1. Das Urteil knüpft zunächst an das Grundsatzurteil zum Leerstand IX R 14/12 an (BFH/NV 2013, 467, BFH/PR 2013, 112) an, wonach Aufwendungen für eine Wohnung auch während der Leerstandszeiten unter den dort aufgeführten Voraussetzungen als Werbungskosten absetzbar sind.
2. Die Leerstandszeiten bei der Vermietung einzelner Räume innerhalb der eigenen Wohnung des Steuerpflichtigen sind – wie bei Ferienwohnungen – jedenfalls dann nicht der Eigennutzung, sondern der Vermietungstätigkeit zuzurechnen, wenn ein solcher Raum nach vorheriger, auf Dauer angelegter Vermietung leer steht und – wie hier – feststeht, dass der vorübergehend leer stehende Raum weiterhin für eine Neuvermietung bereit gehalten wird. Weder die fehlende räumliche Trennung zum Wohnbereich des Steuerpflichtigen noch die fehlende Abgeschlossenheit der zur Vermietung vorgesehenen Räume noch die – theoretische – jederzeitige Selbstnutzungsmöglichkeit steht in diesen Fällen der Annahme einer Einkünfteerzielungsabsicht entgegen; denn Objekt der Vermietung i.S.v. § 21 Abs. 1 Satz 1 Nr. 1 EStG ist nicht zwingend eine (abgeschlossene) Wohnung; es kann sich auch um einen bestimmten Teil eines Grundstücks oder Gebäudes, einzelne (auch möblierte) Zimmer oder Räumlichkeiten handeln.

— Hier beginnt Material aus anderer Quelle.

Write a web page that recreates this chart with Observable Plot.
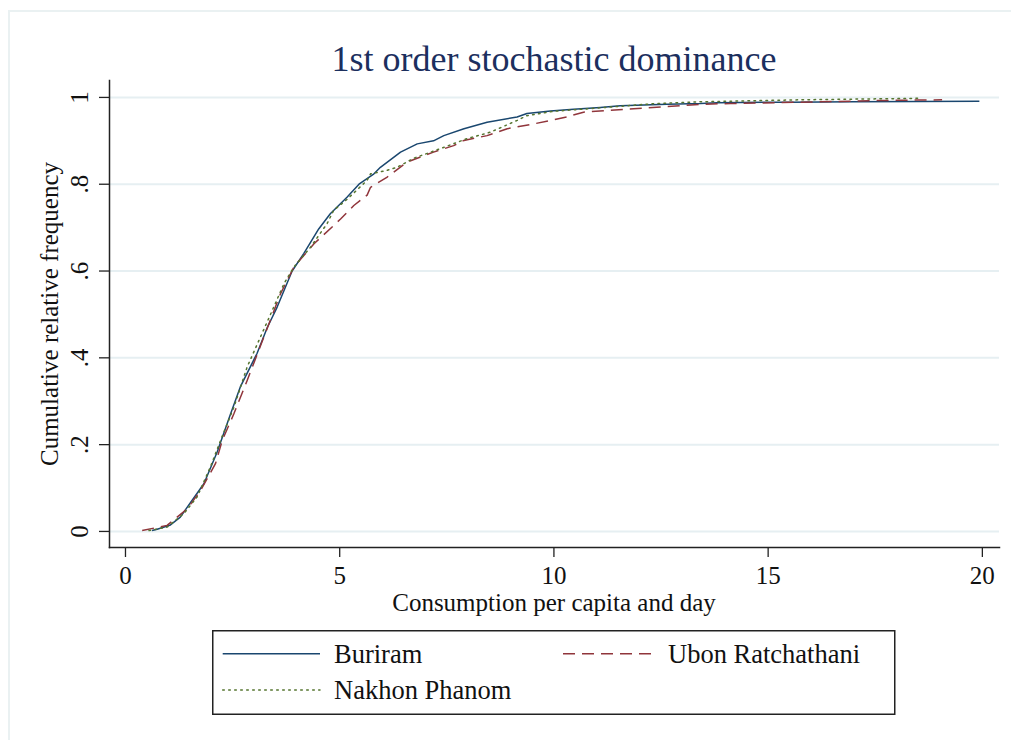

3. Wenn man also auch während der Leerstandszeiten durchgehend von einer Vermietungstätigkeit ausgehen kann, wie verhält es sich für die Aufwendungen für die Gemeinschaftsräume? Hier wendet der BFH die Grundsätze seiner Entscheidung zum sog. Pflegenest an (BFH, Urteil vom 25.6.2009, IX R 49/08, BFH/NV 2009, 2026, BFHE 226, 213) und teilt die Aufwendungen für Gemeinschaftsräume, die sowohl der eigenen Wohnnutzung des Steuerpflichtigen wie auch der (entgeltlichen) Nutzung durch die Mieter dienten, nach der Zahl der der Haushaltsgemeinschaft zugehörigen Personen aufgeteilt (Aufteilung nach Köpfen).